--- LISTED RECORDS ---
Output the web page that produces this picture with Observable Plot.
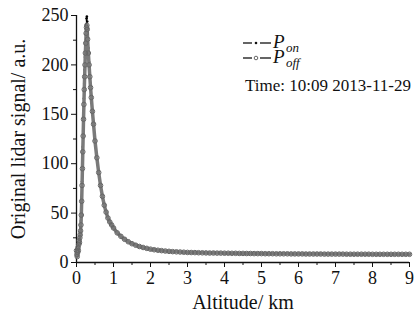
<!DOCTYPE html>
<html>
<head>
<meta charset="utf-8">
<script src="https://cdn.jsdelivr.net/npm/d3@7"></script>
<script src="https://cdn.jsdelivr.net/npm/@observablehq/plot@0.6"></script>
<style>
  html, body { margin: 0; padding: 0; background: #fff; overflow: hidden; }
  #wrap { position: relative; width: 414px; height: 321px; }
  #legend { position: absolute; left: 0; top: 0; }
  svg text { font-family: "Liberation Serif", "Times New Roman", serif; }
</style>
</head>
<body>
<div id="wrap"></div>
<script>
// Altitude (km)
const altitude = [
  0, 0.01, 0.02, 0.03, 0.04, 0.05, 0.06, 0.07, 0.08, 0.09,
  0.10, 0.11, 0.12, 0.13, 0.14, 0.15, 0.16, 0.17, 0.18, 0.19,
  0.20, 0.21, 0.22, 0.23, 0.24, 0.25, 0.26, 0.27, 0.28, 0.29,
  0.30, 0.32, 0.34, 0.36, 0.38, 0.40, 0.43, 0.46, 0.50, 0.55,
  0.60, 0.65, 0.70, 0.75, 0.80, 0.85, 0.90, 0.95,
  1.0, 1.1, 1.2, 1.3, 1.4, 1.5, 1.6, 1.7, 1.8, 1.9,
  2.0, 2.1, 2.2, 2.3, 2.4, 2.5, 2.6, 2.7, 2.8, 2.9,
  3.0, 3.1, 3.2, 3.3, 3.4, 3.5, 3.6, 3.7, 3.8, 3.9,
  4.0, 4.1, 4.2, 4.3, 4.4, 4.5, 4.6, 4.7, 4.8, 4.9,
  5.0, 5.1, 5.2, 5.3, 5.4, 5.5, 5.6, 5.7, 5.8, 5.9,
  6.0, 6.1, 6.2, 6.3, 6.4, 6.5, 6.6, 6.7, 6.8, 6.9,
  7.0, 7.1, 7.2, 7.3, 7.4, 7.5, 7.6, 7.7, 7.8, 7.9,
  8.0, 8.1, 8.2, 8.3, 8.4, 8.5, 8.6, 8.7, 8.8, 8.9,
  9.0
];
// P_off signal (a.u.)
const pOff = [
  12, 8, 6, 10, 15, 12, 18, 22, 20, 25,
  28, 32, 38, 48, 62, 78, 95, 112, 128, 145,
  160, 175, 188, 200, 212, 222, 232, 238, 240, 236,
  226, 212, 200, 188, 177, 167, 153, 140, 123, 106,
  91, 78, 67, 58, 51, 45, 41, 38,
  35, 30, 26.5, 23.5, 21, 19, 17.5, 16.2, 15.2, 14.3,
  13.5, 12.9, 12.4, 12, 11.6, 11.3, 11, 10.8, 10.6, 10.4,
  10.2, 10.1, 10, 9.9, 9.8, 9.7, 9.6, 9.6, 9.5, 9.5,
  9.4, 9.4, 9.3, 9.3, 9.2, 9.2, 9.1, 9.1, 9.0, 9.0,
  9.0, 8.9, 8.9, 8.9, 8.8, 8.8, 8.8, 8.8, 8.7, 8.7,
  8.7, 8.7, 8.6, 8.6, 8.6, 8.6, 8.6, 8.5, 8.5, 8.5,
  8.5, 8.5, 8.5, 8.4, 8.4, 8.4, 8.4, 8.4, 8.4, 8.4,
  8.3, 8.3, 8.3, 8.3, 8.3, 8.3, 8.3, 8.3, 8.3, 8.3,
  8.3
];
// P_on signal (a.u.)
const pOn = [
  13, 9, 7, 11, 16, 13, 19, 23, 22, 27,
  30, 35, 42, 52, 66, 82, 100, 117, 133, 150,
  166, 181, 195, 208, 220, 231, 240, 247, 249, 244,
  232, 217, 203, 190, 179, 168, 154, 141, 124, 107,
  92, 79, 68, 59, 52, 46, 42, 38.5,
  35.5, 30.5, 27, 24, 21.3, 19.3, 17.8, 16.4, 15.4, 14.5,
  13.7, 13.1, 12.5, 12.1, 11.7, 11.4, 11.1, 10.9, 10.7, 10.5,
  10.3, 10.2, 10.1, 10, 9.9, 9.8, 9.7, 9.7, 9.6, 9.6,
  9.5, 9.5, 9.4, 9.4, 9.3, 9.3, 9.2, 9.2, 9.1, 9.1,
  9.1, 9.0, 9.0, 9.0, 8.9, 8.9, 8.9, 8.9, 8.8, 8.8,
  8.8, 8.8, 8.7, 8.7, 8.7, 8.7, 8.7, 8.6, 8.6, 8.6,
  8.6, 8.6, 8.6, 8.5, 8.5, 8.5, 8.5, 8.5, 8.5, 8.5,
  8.4, 8.4, 8.4, 8.4, 8.4, 8.4, 8.4, 8.4, 8.4, 8.4,
  8.4
];
const xTicks = [0, 1, 2, 3, 4, 5, 6, 7, 8, 9];
const xMinor = [0.5, 1.5, 2.5, 3.5, 4.5, 5.5, 6.5, 7.5, 8.5];
const yTicks = [0, 50, 100, 150, 200, 250];
const yMinor = [25, 75, 125, 175, 225];
const xTitle = "Altitude/ km";
const yTitle = "Original lidar signal/ a.u.";
const timeLabel = "Time: 10:09 2013-11-29";

const onData = altitude.map((a, i) => ({alt: a, v: pOn[i]}));
const offData = altitude.map((a, i) => ({alt: a, v: pOff[i]}));

const chart = Plot.plot({
  width: 414,
  height: 321,
  marginLeft: 76,
  marginRight: 5,
  marginTop: 15,
  marginBottom: 59,
  style: {fontFamily: "'Liberation Serif', serif", fontSize: "18px", color: "#111", background: "#fff"},
  x: {domain: [0, 9]},
  y: {domain: [0, 250]},
  marks: [
    Plot.axisX({ticks: xTicks, tickSize: 5, tickPadding: 4, label: null, fontSize: 18}),
    Plot.axisX({ticks: xMinor, tickSize: 3, tickFormat: () => "", label: null}),
    Plot.axisY({ticks: yTicks, tickSize: 5, tickPadding: 3, label: null, fontSize: 18}),
    Plot.axisY({ticks: yMinor, tickSize: 3, tickFormat: () => "", label: null}),
    Plot.ruleY([0], {stroke: "#111", strokeWidth: 1.3}),
    Plot.ruleX([0], {stroke: "#111", strokeWidth: 1.3}),
    Plot.line(onData, {x: "alt", y: "v", stroke: "#000", strokeWidth: 1.2, strokeDasharray: "4,2,1,2"}),
    Plot.dot(onData, {x: "alt", y: "v", r: 1.3, fill: "#000"}),
    Plot.line(offData, {x: "alt", y: "v", stroke: "#7a7a7a", strokeWidth: 3.5}),
    Plot.dot(offData, {x: "alt", y: "v", r: 2.3, stroke: "#666", strokeWidth: 1, fill: "none"}),
    Plot.text([xTitle], {frameAnchor: "bottom", dy: 46, lineAnchor: "bottom", fontSize: 20, fill: "#111"}),
    Plot.text([yTitle], {frameAnchor: "left", dx: -58, rotate: -90, textAnchor: "middle", fontSize: 20, fill: "#111"})
  ]
});
document.getElementById("wrap").appendChild(chart);

// legend overlay
const lg = d3.select("#wrap").append("svg")
  .attr("id", "legend").attr("width", 414).attr("height", 321);
function entry(y, sym, sub) {
  lg.append("line").attr("x1", 243).attr("x2", 252).attr("y1", y).attr("y2", y).attr("stroke", "#111").attr("stroke-width", 1.3);
  lg.append("line").attr("x1", 260).attr("x2", 271).attr("y1", y).attr("y2", y).attr("stroke", "#111").attr("stroke-width", 1.3);
  if (sym === "dot") lg.append("circle").attr("cx", 256).attr("cy", y).attr("r", 1.3).attr("fill", "#111");
  else lg.append("circle").attr("cx", 256).attr("cy", y).attr("r", 1.8).attr("fill", "#fff").attr("stroke", "#555").attr("stroke-width", 0.9);
  lg.append("text").attr("x", 273).attr("y", y + 5).attr("font-size", 19).attr("font-style", "italic").attr("fill", "#111").text("P");
  lg.append("text").attr("x", 286).attr("y", y + 9).attr("font-size", 13).attr("font-style", "italic").attr("fill", "#111").text(sub);
}
entry(43, "dot", "on");
entry(58, "circle", "off");
lg.append("text").attr("x", 245).attr("y", 91).attr("font-size", 17).attr("fill", "#111").text(timeLabel);
</script>
</body>
</html>
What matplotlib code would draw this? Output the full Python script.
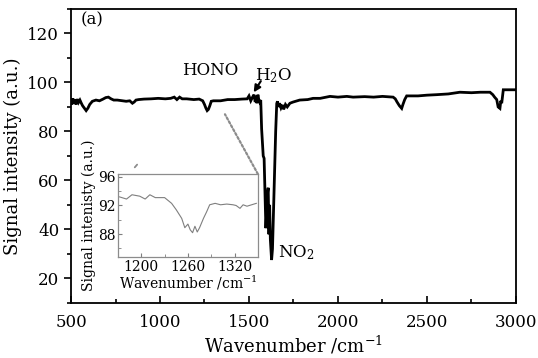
import numpy as np
import matplotlib
matplotlib.use('Agg')
import matplotlib.pyplot as plt
from matplotlib.ticker import MultipleLocator
from matplotlib.patches import ConnectionPatch

plt.rcParams['font.family'] = 'DejaVu Serif'
plt.rcParams['mathtext.fontset'] = 'dejavuserif'

# main spectrum
wn = [500, 505, 510, 515, 520, 528, 535, 542, 550, 558, 565, 575, 585, 595, 605, 620,
      640, 660, 680, 695, 710, 725, 740, 760, 790, 810, 830, 845, 855, 865, 880, 910,
      950, 990, 1030, 1060, 1080, 1095, 1110, 1125, 1150, 1190, 1220, 1240, 1250, 1258,
      1265, 1272, 1280, 1288, 1300, 1340, 1380, 1420, 1460, 1490, 1500, 1510, 1520, 1528,
      1535, 1540, 1545, 1550, 1555, 1560, 1566, 1571, 1580, 1585, 1590, 1595, 1600, 1605,
      1608, 1612, 1616, 1620, 1627, 1632, 1642, 1650, 1656, 1660, 1665, 1672, 1680, 1688,
      1695, 1705, 1715, 1730, 1748, 1785, 1830, 1860, 1900, 1955, 2000, 2050, 2085, 2150,
      2200, 2250, 2310, 2322, 2332, 2345, 2358, 2365, 2375, 2386, 2450, 2500, 2554, 2620,
      2685, 2750, 2800, 2854, 2870, 2880, 2892, 2900, 2910, 2915, 2920, 2929, 2960, 3000]
sig = [93.0, 91.0, 93.5, 91.5, 93.0, 91.0, 93.2, 91.8, 92.8, 91.5, 90.5, 89.5, 88.5, 89.5, 91.0, 92.3,
       92.8, 92.5, 93.2, 93.8, 94.0, 93.3, 92.8, 92.8, 92.5, 92.3, 92.5, 91.5, 92.0, 92.8, 93.0, 93.2,
       93.3, 93.5, 93.3, 93.5, 94.0, 93.0, 94.0, 93.3, 93.3, 93.0, 93.2, 92.5, 91.0, 89.5,
       88.5, 89.0, 90.5, 92.3, 92.5, 92.5, 93.0, 93.0, 93.2, 93.3, 94.5, 92.5, 94.0, 95.0,
       92.0, 94.5, 91.5, 95.0, 93.0, 92.0, 92.8, 81.0, 70.0, 69.0, 54.0, 40.5, 48.0, 55.4,
       57.0, 38.0, 50.0, 36.0, 27.5, 32.0, 59.6, 80.0, 91.4, 92.3, 90.0, 91.5, 89.6, 90.8,
       89.0, 91.0, 90.0, 91.5, 92.0, 92.8, 93.0, 93.5, 93.5, 94.3, 94.0, 94.3, 94.0, 94.2,
       94.0, 94.3, 94.0, 93.3, 92.0, 90.5, 89.4, 91.0, 93.0, 94.5, 94.5, 94.8, 95.0, 95.3,
       96.0, 95.8, 96.0, 96.0, 95.0, 94.0, 93.0, 90.0, 89.4, 92.5, 91.5, 97.0, 97.0, 97.0]

# zoomed HONO band for the inset
wn_in = [1172, 1181, 1188, 1198, 1205, 1211, 1218, 1230, 1239, 1245, 1252, 1256, 1260, 1263,
         1266, 1269, 1272, 1275, 1280, 1284, 1288, 1295, 1302, 1310, 1318, 1322, 1327, 1331,
         1336, 1342, 1348]
sig_in = [93.2, 92.9, 93.5, 93.3, 92.9, 93.5, 93.1, 93.1, 92.3, 91.4, 90.2, 88.9, 89.4, 88.6,
          88.2, 89.1, 88.3, 88.9, 90.2, 91.1, 92.1, 92.3, 92.1, 92.2, 92.1, 92.0, 91.6, 92.1,
          91.9, 92.1, 92.3]

fig = plt.figure(figsize=(5.38, 3.58), dpi=100)
ax = fig.add_axes([0.132, 0.154, 0.827, 0.821])

ax.plot(wn, sig, color='k', lw=2.0, solid_joinstyle='miter')
ax.set_xlim(500, 3000)
ax.set_ylim(10, 130)
ax.xaxis.set_major_locator(MultipleLocator(500))
ax.xaxis.set_minor_locator(MultipleLocator(250))
ax.yaxis.set_major_locator(MultipleLocator(20))
ax.yaxis.set_minor_locator(MultipleLocator(10))
ax.set_yticks([20, 40, 60, 80, 100, 120])
ax.tick_params(axis='x', which='both', direction='in', width=1.2, pad=8)
ax.tick_params(axis='y', which='both', direction='out', width=1.2)
ax.tick_params(which='major', length=5, labelsize=12)
ax.tick_params(which='minor', length=3)
for s in ax.spines.values():
    s.set_linewidth(1.3)
ax.set_xlabel('Wavenumber /cm$^{-1}$', fontsize=13, labelpad=2)
ax.set_ylabel('Signal intensity (a.u.)', fontsize=13, labelpad=4)

ax.text(555, 125.5, '(a)', fontsize=12, va='center', ha='left')
ax.text(1281, 104.7, 'HONO', fontsize=12, va='center', ha='center')
ax.text(1534, 101.0, 'H$_2$O', fontsize=12, va='baseline', ha='left')
ax.annotate('', xy=(1518, 95), xytext=(1575, 101.5),
            arrowprops=dict(arrowstyle='-|>', color='k', lw=1.5, mutation_scale=10))
ax.text(1663, 30.5, 'NO$_2$', fontsize=12, va='center', ha='left')

# inset
axi = fig.add_axes([0.2193, 0.282, 0.260, 0.232])
axi.plot(wn_in, sig_in, color='#7f7f7f', lw=0.8)
axi.set_xlim(1170, 1350)
axi.set_ylim(84.8, 96.4)
axi.set_xticks([1200, 1260, 1320])
axi.xaxis.set_minor_locator(MultipleLocator(30))
axi.set_yticks([88, 92, 96])
axi.yaxis.set_minor_locator(MultipleLocator(2))
axi.tick_params(which='both', direction='in', color='#7f7f7f', labelsize=10, pad=2)
axi.tick_params(which='major', length=3)
axi.tick_params(which='minor', length=2)
for s in axi.spines.values():
    s.set_color('#8c8c8c')
    s.set_linewidth(0.9)
axi.set_xlabel('Wavenumber /cm$^{-1}$', fontsize=10, labelpad=0)
axi.set_ylabel('Signal intenisty (a.u.)', fontsize=10, labelpad=1)

# zoom connector lines
con1 = ConnectionPatch(xyA=(1, 1), coordsA=axi.transAxes, xyB=(1365, 87.0), coordsB=ax.transData,
                       color='#8c8c8c', lw=1.6, linestyle=(0, (1, 1)))
fig.add_artist(con1)
con2 = ConnectionPatch(xyA=(0.12, 1.08), coordsA=axi.transAxes, xyB=(1135, 88.5), coordsB=ax.transData,
                       color='#8c8c8c', lw=1.3, linestyle=(0, (2, 60)))
fig.add_artist(con2)

fig.savefig('out.png', dpi=100)
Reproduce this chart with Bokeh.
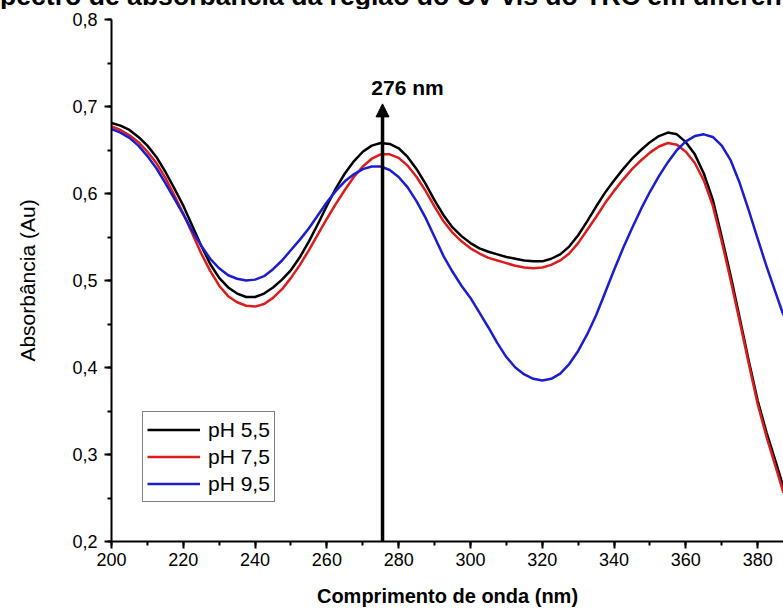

--- TO BE DONE ---
Skip all pictures. Output only the lines from the one containing "What matplotlib code" to the one containing "plt.rcParams['mathtext.fontset'] = 'dejavuserif'", both lines included.

--- SOLUTION TO THIS EXERCISE ---
What matplotlib code would draw this? Output the full Python script.
import numpy as np
import matplotlib
matplotlib.use('Agg')
import matplotlib.pyplot as plt
from matplotlib.ticker import MultipleLocator
from matplotlib.patches import ConnectionPatch

plt.rcParams['font.family'] = 'DejaVu Serif'
plt.rcParams['mathtext.fontset'] = 'dejavuserif'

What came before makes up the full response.